A compliance mentality or box-checking approach towards ESG could well leave an organization short of the expectations of its investors and customers and even unprepared for future risks. From a reporting perspective, ESG reporting will be part of any new data reporting requirement comparable to SEC reporting, related legislation like the Sarbanes Oxley Act, or statutory reporting, among other requirements. In addition, these reporting requirements need to be made available for audit management purposes as well.

Creating an effective ESG data strategy

In a recent Deloitte Survey of 300 finance, accounting, sustainability, and legal executives at public companies with more than $500 million in revenue, 57% of respondents indicated that data availability (access) and data quality (accuracy or completeness) remain their greatest challenges with respect to ESG data for disclosure.

To improve data access and quality, organizations need to design and implement an effective data collection strategy that combines company disclosures and external data sources. Such a strategy includes four key elements:

      1. the collection of ESG data;
      2. the standardization and management of such data (according to various ESG frameworks);
      3. the routing of ESG data to the right decision makers, including auditors; and
      4. the analysis and embedding of ESG data into the organization’s risk and strategy decision-making process.

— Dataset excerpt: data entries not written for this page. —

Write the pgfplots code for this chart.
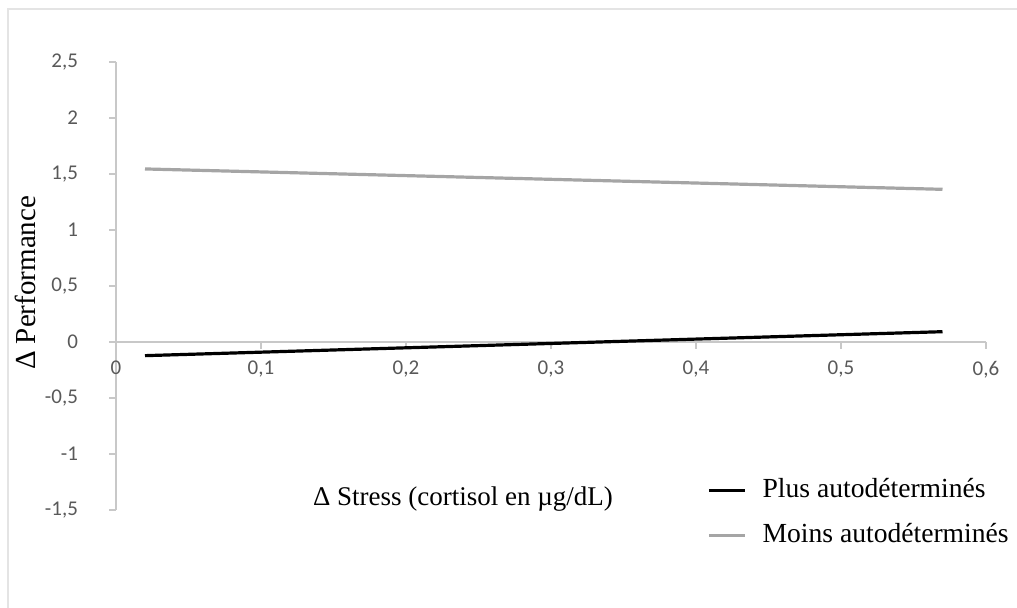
\documentclass[border=0pt]{standalone}
\usepackage{pgfplots}
\pgfplotsset{compat=1.18}
\usepackage{fontspec}
\setmainfont{Liberation Serif}
\newfontfamily\calibri{Carlito}

\definecolor{axisgray}{HTML}{C8C8C8}
\definecolor{tickgray}{HTML}{595959}
\definecolor{seriesgray}{HTML}{A5A5A5}
\definecolor{framegray}{HTML}{E4E4E4}

\begin{document}
\begin{tikzpicture}
\path[use as bounding box] (0,0) rectangle (508.5pt,304pt);
% light frame of the chart area
\draw[framegray, line width=1pt] (4pt,0pt) -- (4pt,299.5pt) -- (508.5pt,299.5pt);

\begin{axis}[
  at={(58pt,49pt)}, anchor=south west,
  scale only axis, width=435pt, height=224pt,
  xmin=0, xmax=0.6, ymin=-1.5, ymax=2.5,
  axis x line=middle, axis y line=left,
  axis line style={draw=axisgray, line width=0.75pt, -},
  xtick={0,0.1,0.2,0.3,0.4,0.5,0.6},
  ytick={-1.5,-1,-0.5,0,0.5,1,1.5,2,2.5},
  tick align=outside, major tick length=3.5pt,
  tick style={draw=axisgray, line width=0.75pt},
  hide obscured x ticks=false, hide obscured y ticks=false,
  /pgf/number format/.cd, use comma, assume math mode=true,
  /pgfplots/.cd,
  ticklabel style={font=\calibri\fontsize{10.5}{12}\selectfont, text=tickgray},
  xticklabel style={anchor=north, yshift=-2.5pt},
  yticklabel style={anchor=east, xshift=-12pt},
  xlabel={Δ Stress (cortisol en µg/dL)},
  xlabel style={at={(rel axis cs:0.3988,0.009)}, anchor=base,
    font=\fontsize{13.5}{16}\selectfont},
  ylabel={Δ Performance},
  ylabel style={at={(rel axis cs:-0.104,0.507)}, anchor=center,
    font=\fontsize{14.5}{17}\selectfont},
  legend style={at={(rel axis cs:0.6793,0.0737)}, anchor=north west,
    draw=none, fill=none, inner sep=0pt, row sep=9.5pt, column sep=8pt,
    font=\fontsize{13.8}{16}\selectfont,
    nodes={inner sep=0pt, text height=10pt, text depth=3pt}},
  legend cell align=left,
  legend image code/.code={\draw[#1] (0pt,0pt) -- (18pt,0pt);},
]
\addplot[black, line width=1.6pt] coordinates {(0.02,-0.122) (0.57,0.092)};
\addlegendentry{Plus autodéterminés}
\addplot[seriesgray, line width=1.6pt] coordinates {(0.02,1.545) (0.57,1.363)};
\addlegendentry{Moins autodéterminés}
\end{axis}
\end{tikzpicture}
\end{document}
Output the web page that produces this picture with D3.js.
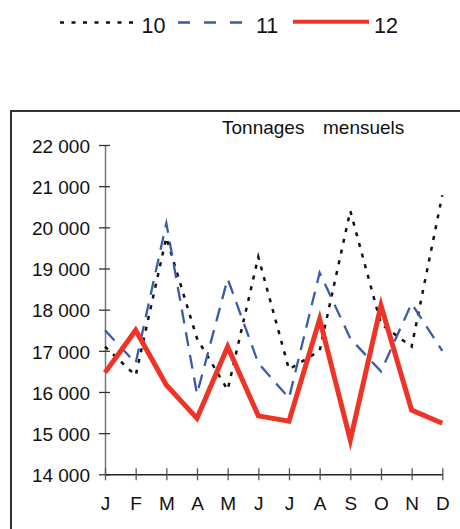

Not all of the collected data points are mandatory by law today. For example, energy efficiency metrics and improvements are included in various reporting frameworks but are not yet mandated. Forward-looking organizations need to continuously assess their ESG risks by combining company-collected information with external data sources.

Because whether companies and their advisors are ready or not, implementing a risk-based approach with the inclusion of ESG data will become the norm.